June 20, 2008 at 03:01 AM
For once in my blogging life, I sat down to do a little research. I had an interesting idea, and rather than simply giving my own opinion and reinforcing it with even more opinion thinly veiled as some kind of fact, I figured it might be a good time to see if there were some numbers I could crunch or point to. The idea in my head sprung from thinking about friends I had in the real estate business. I’d heard that some of them were seeking second jobs or abandoning the practice all together because the housing market was stinking like the fish market. Well, I postulated, did this mean that hundreds, if not thousands of would-be Halls and/or Oates would cut their budding mullets and keep their day jobs and steer clear of the sinking ship that is the music industry? Surely the would-be suits of the industry were charting out alternative, lucrative, and possibly evil new paths. But what about the long-haired high-schoolers with key chain picks and Guitar Player subscriptions? Were they parking mom’s car in the garage instead of their dreams? I dusted off my lab coat and hit the net, sure that there would be some sort of statistical proof that a musical exodus was taking place.

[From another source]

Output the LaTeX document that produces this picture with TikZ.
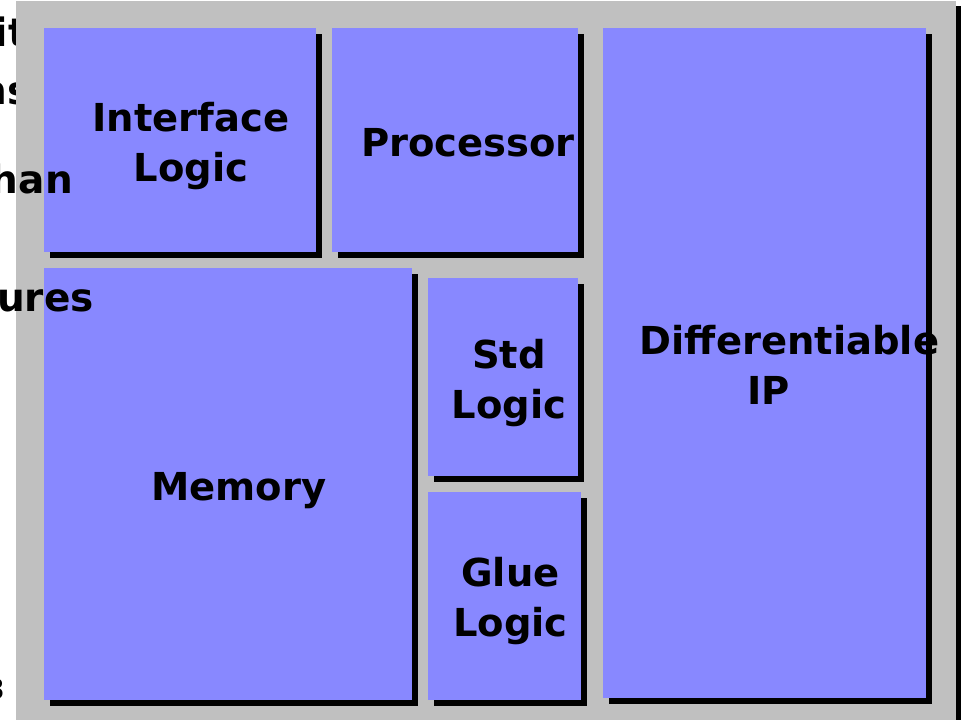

My first investigative instinct was to look for production clues. If there was a steady decline in record releases over the past few years, then that would likely infer that bands were producing less, and thus it could be considered that there were less bands. Though I’m hopeful that some such list or chart exists, I could not find it free of charge. I did find a list, week by week, listing every known release of each year since 2001 on Wikipedia. Of course, the lists are by no means comprehensive. We can be certain that bands are handling their own production and merchandising now more than ever. But the lists were very detailed, and thus very long, and with no interns or assistants to force counting up totals by year, I could only visually ascertain that the number of releases over the past few years ‘appears’ to be about the same.
Wikipedia also featured several other intriguing but not exactly proof-sustaining lists, like bands formed, re-formed, or disbanded in each and every year. The dearly departed bands listed, many of whose demise I was unaware (Oh wah! Some were just so young and promising!), usually outnumbered the reformed bands (who were likely trying to cash in on unproductive reunions), and there were scant mentions of formed bands. In reality of course, there were likely thousands of new bands born each year that not many people will ever actually hear from. The dramatic rise in the global population will mean a greater number of new bands each year, but it is likely impossible to ascertain a per capita number to give us an idea if being a ‘musician’ is becoming more or less popular as we near the end of the Mayan calendar.
If only musicians were liscensed, like our brothers and sisters of realty, I wished. And then it struck me that I could check the membership numbers of song publishing giants like ASCAP and BMI. Both royalty and copyright enforcing groups boasted American memberships above 320,000, but neither would say at what rate those numbers had grown over the years. Also, I consider myself a musician, and I’ve never legally published a song, nor have a majority of my musician friends. We could probably dig up some figures for a pretty little growth chart for licensed songwriters with their info, if we could find it, but we’d have to draw the pretty little line at that.
So after several other visits to fruitless orchards, I finally gave up and did what anyone else does when they realize they are getting nowhere: I went to myspace. I figured I could at least get an idea of how many bands were out there right now, since virtually every band has a myspace page, dead or alive, voluntary or not. There were over 400,000 bands listed. Luckily I did not have to count that high, much less visit every band, but I did check out a few. I highly recommend it for anyone with some spare time. How else will you ever come across the German rapper Scarface, who apparently doesn’t let having the scar-less face and body of a 12-year-old blond girl keep him from pulling huge bong rips with fellow middle-schoolers and dropping some serious beat bombs straight from the slums of Dusseldorf? A frighteningly high ratio of the random bands I checked seemed to be unintentional jokes, nonsensical foreign things, or people with very high opinions of themselves. But there were actual bands. It is safe to say, however, that there is no shortage of bands from all corners of the globe, and if anything, the internet is making it easier for them to expose themselves.
So I pretty much found myself where I started, in terms of having no numbers to plug into my increasingly empty powerpoint presentation. I suppose I may as well have set off trying to determine how may ‘artists’ there are in the world, or how many soccer players live in Brazil. For some reason, I actually thought that the seemingly dreary economical future of musicianhood would show up somehow, whether there were less bands actively recording, less strings being sold by Guitar Center, or fewer battle of the bands on crappy local radio stations. In searching for proof of decay, disinterest and indifference, I found mostly the opposite. I honestly don’t think people give a rat’s ass what the record industry may or may not have in store for them; they’re just going to keep doing what they’ve been doing or been wanting to do. And if they happen to get rich and famous doing it, then as Scarface might say, ‘Lang lebe Rock n’ Roll, hundinnen!’